You would have loved the voice that sang Ave Maria at your funeral. His deep tenor swirling, floating, filling every inch of the church. You would have whispered in my ear “Isn’t this beautiful!” and then you would have lost yourself in the music.

You would have loved that your children and our children all gathered together in this dark moment to hold each other up and out of the vast emptiness that your departure left. And soon, the light, your light, overshadowed the dark.

You would have loved that our cousins, your nieces and nephews, were all in attendance in honor of you and that the gathering we had after we said our last goodbyes was full of laughter and happy remembrances of you.

When I was given the heavy task of composing your obituary I was both honored and burdened.

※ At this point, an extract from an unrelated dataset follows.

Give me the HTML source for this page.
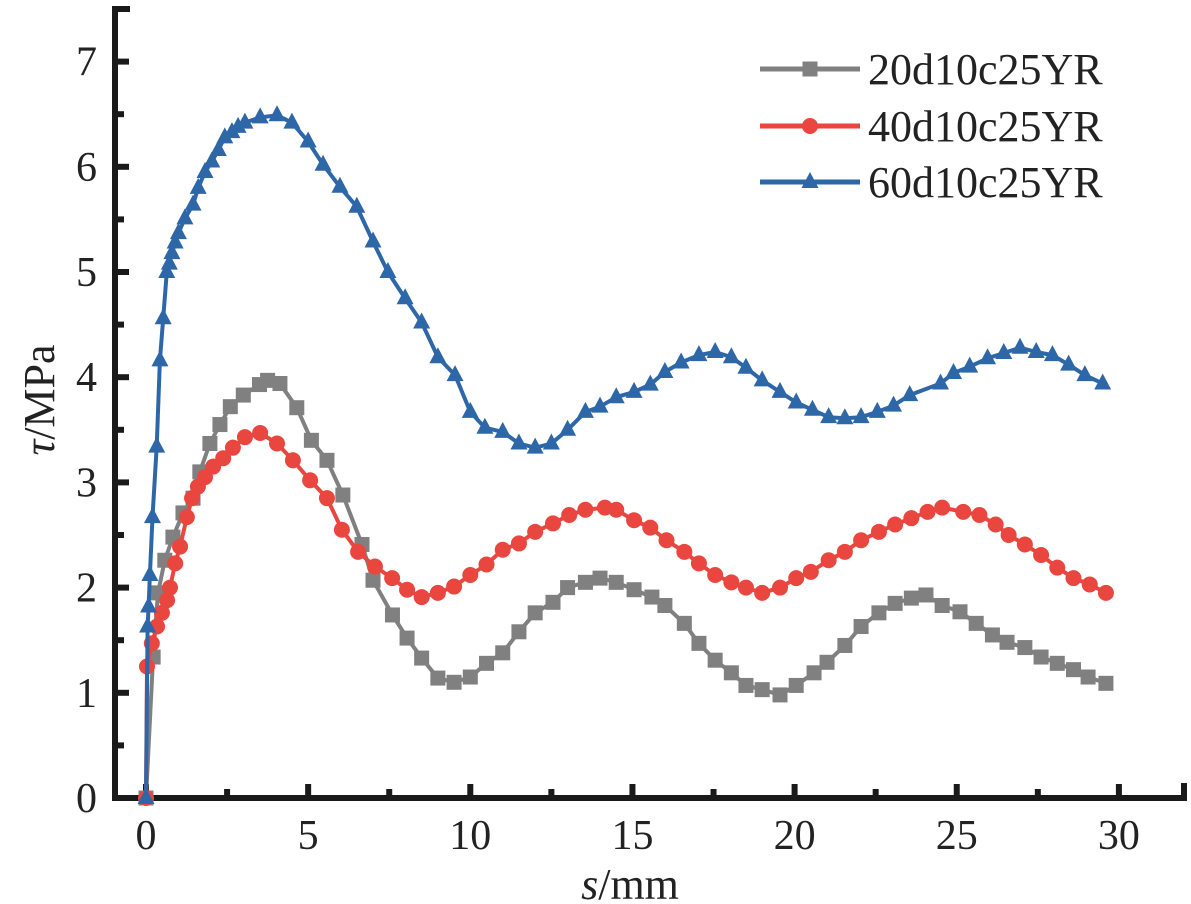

How do you begin to describe a person in just paragraphs? How they touched your life, how they lived their life. Would I be able to do you justice? As the words began to pour from me and onto the page I wondered, did I ever tell you these things while you were here among us? Did I tell you how much I loved you? Did I tell you how much fun you were? Did I tell you how kind and empathetic you were? I dug back in my memory and tried to recall…did I say these words to you? And if not, why not? Why do we wait until a person is gone to extol their virtues. Why do we wait to celebrate their lives?

If there is one thing I have learned from loss, particularly from the absence of you is that we should not wait to celebrate our loved ones. Celebrate now, even when the trials of life get in the way. Celebrate their existence on this earth. Let their ears hear your praise. Let them hold you when you are sad. Let them make you laugh, let them know.

It’s been over a year since you left and there are hundreds of “you would have loveds” that have popped into my head, and with every one of those a little bit of pain. I hear your voice in my head guiding me as it always did and every now and then I feel your presence. I imagine that there will be so many more “you would have loveds” , they will go on for the rest of my life and I welcome then because that means you will always be in the forefront of my mind and embedded in my heart.

Karen Life

5 Replies

  1. This was very touching and well written. Grandma was so proud of you, you could tell by how much she loved us grandkids.

    I’ll need to keep it top of mind to tell people what I admire about them while I’m here.

  2. Karen – what an amazing and beautifully written article about Mom. Brings tears to my eyes and also warms my heart thinking about her, and how wonderful she was. Thank you for writing this ❤️❤️❤️

  3. So beautiful Karen. Your mom knew how much you loved and appreciated her. And she would love this.